How to value your home

Introduction

If you are looking to sell your property, assessing its value is one of the central tasks you will have to perform. Your asking price will be based on market prices and calculations of financial profitability. A good valuation, however, is not simply your estate agent telling you he could sell your house for far more cash than the Smiths down the road got for theirs. Appraising the value of a property is a complex issue where many factors have to be taken into account – it is a combination of art and science.

The Faults of Estate Agents’ Valuations

Independent property valuations are only performed by chartered surveyors. It is a common misconception that Estate Agents value your property for you. Agents simply guide you to a suggested asking price – they cannot be relied upon to provide objective and accurate valuations.

The asking price an Estate Agent recommends is often over-inflated because of their desire to appease the seller in order to win an instruction. On the other hand Estate Agents may encourage a seller to accept a below-market offer in order to secure a quick sale (a high turnover is much more profitable for an agent than a marginal increase in the selling price). Since you cannot be sure of your Agent’s motives, it is generally recommended that you perform an independent valuation.

DIY Valuation

It is perfectly possible for non-professionals to do their own valuations.

Unfortunately, a thorough understanding of valuation theory and methodology is not commonplace. There has been little comprehensive literature available as to what constitutes value and what the different methods of determining the worth of a property are. The following article will provide some insight into theoretical approaches to value and valuation methodology.

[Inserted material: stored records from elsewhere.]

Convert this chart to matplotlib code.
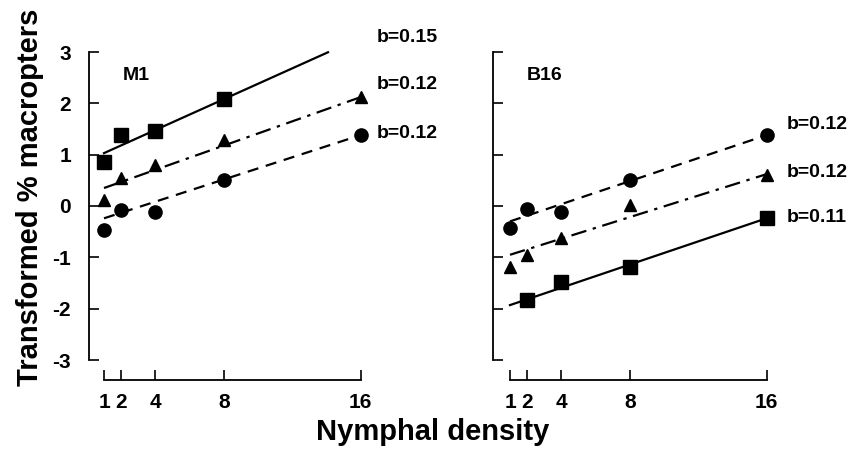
import numpy as np
import matplotlib
matplotlib.use("Agg")
import matplotlib.pyplot as plt

plt.rcParams['font.family'] = ['Liberation Sans', 'DejaVu Sans']
plt.rcParams['font.weight'] = 'bold'
plt.rcParams['axes.unicode_minus'] = False

# ===================== data =====================
density = [1, 2, 4, 8, 16]
x_ticks = [1, 2, 4, 8, 16]
y_ticks = [-3, -2, -1, 0, 1, 2, 3]

# M1
m1_square = [0.86, 1.38, 1.46, 2.08, np.nan]
m1_triangle = [0.12, 0.55, 0.80, 1.29, 2.12]
m1_circle = [-0.46, -0.07, -0.12, 0.50, 1.38]
m1_fit = {  # intercept, slope, x range
    "square": (0.88, 0.15, 1, 14.1),
    "triangle": (0.232, 0.118, 1, 16),
    "circle": (-0.348, 0.108, 1, 16),
}
m1_b = ["b=0.15", "b=0.12", "b=0.12"]

# B16
b16_square = [np.nan, -1.83, -1.48, -1.18, -0.24]
b16_triangle = [-1.19, -0.96, -0.63, 0.02, 0.60]
b16_circle = [-0.43, -0.06, -0.11, 0.50, 1.38]
b16_fit = {
    "square": (-2.043, 0.1127, 1, 16),
    "triangle": (-1.055, 0.1047, 1, 16),
    "circle": (-0.412, 0.112, 1, 16),
}
b16_b = ["b=0.12", "b=0.12", "b=0.11"]

styles = {
    "square": dict(marker="s", ms=9.5, ls="-"),
    "triangle": dict(marker="^", ms=9, ls=(0, (7, 3, 1.5, 3))),
    "circle": dict(marker="o", ms=9.5, ls=(0, (5, 3.5))),
}

W, H = 852, 453
fig = plt.figure(figsize=(W / 100, H / 100), dpi=100)

px = 17.1  # pixels per density unit


def make_axes(spine_x, x_left, show_labels):
    x_right = 16.5
    width = (x_right - x_left) * px
    ax = fig.add_axes([spine_x / W, 1 - 360 / H, width / W, (360 - 52) / H])
    ax.set_xlim(x_left, x_right)
    ax.set_ylim(-3, 3)
    ax.patch.set_visible(False)
    for s in ["top", "right"]:
        ax.spines[s].set_visible(False)
    ax.spines["left"].set_linewidth(1.3)
    ax.spines["bottom"].set_linewidth(1.3)
    ax.spines["bottom"].set_position(("outward", 14.4))
    ax.spines["bottom"].set_bounds(1, 16)
    ax.set_xticks(x_ticks)
    ax.set_yticks(y_ticks)
    ax.tick_params(axis="y", direction="in", length=7, width=1.2, pad=13,
                   labelsize=15, labelleft=show_labels)
    ax.tick_params(axis="x", direction="in", length=7, width=1.2, pad=9,
                   labelsize=15)
    for lab in ax.get_xticklabels() + ax.get_yticklabels():
        lab.set_fontweight("bold")
    return ax


def draw(ax, series, fits):
    for key, vals in series.items():
        st = styles[key]
        a, b, x0, x1 = fits[key]
        xs = np.array([x0, x1])
        ax.plot(xs, a + b * xs, color="black", lw=1.6, ls=st["ls"],
                clip_on=False)
        ax.plot(density, vals, color="black", ls="none", marker=st["marker"],
                ms=st["ms"], clip_on=False)


ax1 = make_axes(89, 1 - 15 / px, True)
draw(ax1, {"square": m1_square, "triangle": m1_triangle, "circle": m1_circle},
     m1_fit)
ax1.text(2.1, 2.55, "M1", fontsize=14, fontweight="bold", va="center")
for lab, y in zip(m1_b, [3.29, 2.36, 1.42]):
    ax1.text(16.95, y, lab, fontsize=14, fontweight="bold", va="center",
             clip_on=False)

ax2 = make_axes(493, 1 - 17 / px, False)
draw(ax2, {"square": b16_square, "triangle": b16_triangle, "circle": b16_circle},
     b16_fit)
ax2.text(2.0, 2.55, "B16", fontsize=14, fontweight="bold", va="center")
for lab, y in zip(b16_b, [1.58, 0.66, -0.23]):
    ax2.text(17.2, y, lab, fontsize=14, fontweight="bold", va="center",
             clip_on=False)

fig.text(30 / W, 1 - 197 / H, "Transformed % macropters", rotation=90,
         fontsize=21, fontweight="bold", ha="center", va="center")
fig.text(433 / W, 1 - 432 / H, "Nymphal density", fontsize=21,
         fontweight="bold", ha="center", va="center")

fig.savefig("out.png", dpi=100)
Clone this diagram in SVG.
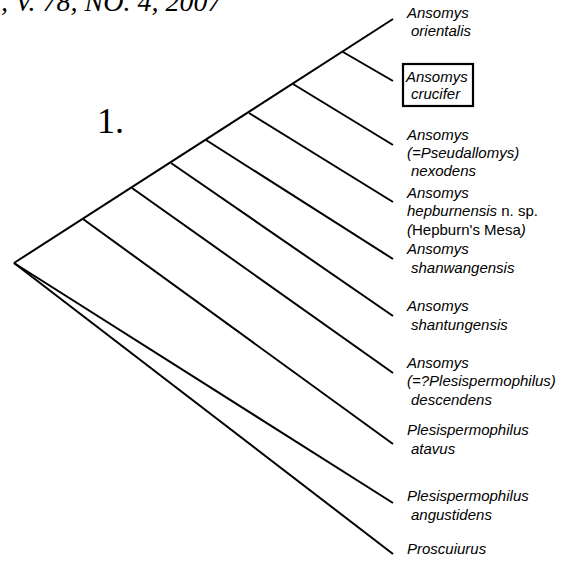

There are two main theoretical approaches to determining the value of a house, namely the“Comparable Sales Method” and the “Income Approach”. A third method, the “Cost Approach”, will be discussed briefly, but as it is not an autonomous approach, emphasis will be put on the first two methods. The first valuation method focuses on actual market data, whereas the second calculates the profitability of the investment. Since the two approaches complement each other, a diligent valuation will always have to use both.

Value

Value for You and Me

Value is, of course, a subjective rather than an objective term. If a buyer favours a detached house with garden somewhere in the Cornish countryside, your two-bedroom apartment in central London is of little value to him. Even small features like the size of windows are worth more or less to different people. The forces influencing the value of property include the property features and its location, social institutions in the area, wage levels, tax codes, and also building zones and environmental legislation. It does make a difference whether a flat is in Sheffield or Swindon, whether the next good school is two or ten miles away, and whether it is a 12 th floor flat with view of St. Paul’s or a basement flat with view of by-passers’ footwear.

Price vs. Value

The appraisal methods discussed below are theoretical approaches to the question of value and help you estimate the worth of your property in accordance with overall market trends and your personal investment calculations. In practice, however, it is the free market, i.e. the forces of supply and demand, which decide what amount of money a house changes hands for.

There may be a substantial gap between subjective valuations and the fluctuations of the free market. Thus, the subjective value of a property does not always correspond to its actual price. The forces of supply and demand cannot be scientifically predicted. You may just be so lucky as to be approached by someone, three days after you put up the “For Sale” sign, who is in desperate need of a property like yours and possesses the necessary funds to pay the price you are asking for. Or there are so many similar houses on the market that you are forced to cut the asking price by 10% because you still have not found a buyer after one month. Every property valuation can only ever be a guideline to what your house will eventually change hands for.